Anyway, back to my story...

On that particular Saturday afternoon, I packed up my laptop and went for my usual afternoon stroll around the neighborhood. As I traipsed along the sidewalk in my floral sundress, a tanned, shirtless guy with sandy feet rode by on his bicycle, narrowly missing a coconut. An enthusiastic labrador ran after him.



***



“So, what sequence of events brought you here, to this conversation in Mexico?” the shirtless stranger asked.

“I got caught in Colombia during the pandemic, then ended up in Mexico, and here I am.” I said.

“Where are you off to next?”

“No idea,” I laughed. “What’s your story?”

We walked and chatted for a while. The labrador ran ahead, bored with our slow pace.

Eventually, we reached a side road that curved into a beautiful jungle area. “I’m cooking lunch with my house mates by the pool. Do you want to join us?” the stranger asked.

I checked the time. I was supposed to be sorting out my new accomodation, but lunch wouldn’t hurt.

I spent the whole afternoon talking to his house mates — a Russian woman and an older man I nicknamed “the Israeli pirate.” They prepared a huge feast: a whole baked salmon, a variety of salads, dessert. I thought I'd have to roll home.

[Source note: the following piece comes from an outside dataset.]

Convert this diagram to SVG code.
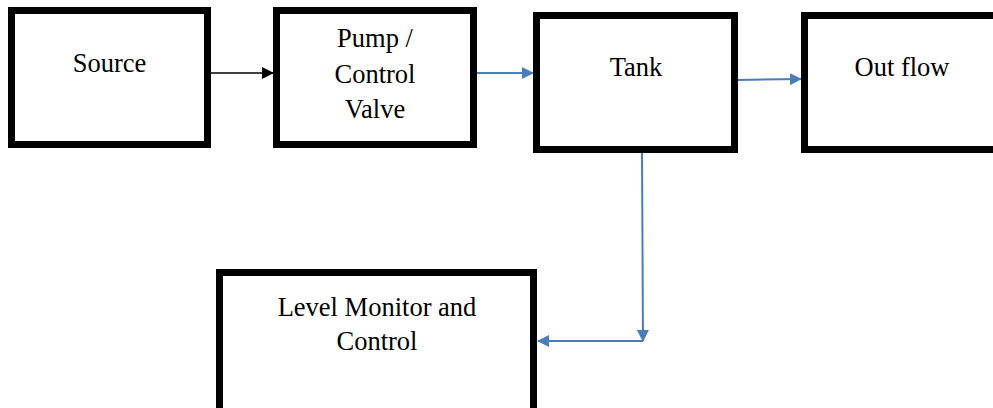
<svg xmlns="http://www.w3.org/2000/svg" width="993" height="408" viewBox="0 0 993 408">
  <style>
    .box { fill: #ffffff; stroke: #000000; stroke-width: 7; }
    .label { font-family: 'Liberation Serif', 'DejaVu Serif', serif; font-size: 26.5px; fill: #000000; text-anchor: middle; }
    .flow-black { fill: none; stroke: #000000; stroke-width: 1.5; }
    .flow-blue { fill: none; stroke: #4a7ebb; stroke-width: 2; }
  </style>
  <defs>
    <marker id="arrow-black" markerWidth="12" markerHeight="12" refX="11" refY="6" orient="auto" markerUnits="userSpaceOnUse">
      <path d="M0,0 L12,6 L0,12 Z" fill="#000000"/>
    </marker>
    <marker id="arrow-blue" markerWidth="12" markerHeight="12" refX="11" refY="6" orient="auto" markerUnits="userSpaceOnUse">
      <path d="M0,0 L12,6 L0,12 Z" fill="#4a7ebb"/>
    </marker>
  </defs>

  <rect width="993" height="408" fill="#ffffff"/>

  <g id="connectors">
    <line class="flow-black" x1="211" y1="73" x2="273" y2="73" marker-end="url(#arrow-black)"/>
    <line class="flow-blue" x1="477" y1="73" x2="533" y2="73" marker-end="url(#arrow-blue)"/>
    <line class="flow-blue" x1="738" y1="80" x2="801" y2="79" marker-end="url(#arrow-blue)"/>
    <line class="flow-blue" x1="642" y1="153" x2="643" y2="341" marker-end="url(#arrow-blue)"/>
    <line class="flow-blue" x1="643" y1="341" x2="538" y2="341" marker-end="url(#arrow-blue)"/>
  </g>

  <g id="source">
    <rect class="box" x="11.5" y="10.5" width="196" height="134"/>
    <text class="label" x="109.5" y="72">Source</text>
  </g>

  <g id="pump-control-valve">
    <rect class="box" x="276.5" y="10.5" width="197" height="134"/>
    <text class="label" x="375" y="47">Pump /</text>
    <text class="label" x="375" y="83">Control</text>
    <text class="label" x="375" y="118">Valve</text>
  </g>

  <g id="tank">
    <rect class="box" x="536.5" y="15.5" width="198" height="134"/>
    <text class="label" x="636" y="76">Tank</text>
  </g>

  <g id="out-flow">
    <rect class="box" x="804.5" y="15.5" width="198" height="134"/>
    <text class="label" x="902" y="76">Out flow</text>
  </g>

  <g id="level-monitor-control">
    <rect class="box" x="219.5" y="272.5" width="314" height="140"/>
    <text class="label" x="377" y="316">Level Monitor and</text>
    <text class="label" x="377" y="350">Control</text>
  </g>
</svg>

As it turned out, the shirtless guy was moving back to New York in a week — neatly coinciding with the end of my Airbnb booking. The place was exactly what I wanted: quiet, surrounded by trees and nature, five minutes walk to the beach. My room had a huge desk, and the Israeli pirate gave me his spare desktop monitor so I could work from home — something that most touristy Airbnbs lacked. Not to mention the cost — it was half the price of a mediocre short-term rental, and I could move out with two weeks notice.

I loved waking up in the morning to the sound of chirping birds, and sitting outside while massive lizards sunned themselves in the backyard. Every few days, the labrador would scramble downstairs, barking like mad as he chased away the huge monkey-like creatures that snuck into the house to steal his food. I’d occasionally get home from the gym at night to find wild deer wandering around our driveway, or birds perched on the dining room table (we never shut the back door). Animals and nature nourished my soul.

Like I said: the universe always delivers exactly what I need, exactly when I need it. It’s not mystical. It’s math.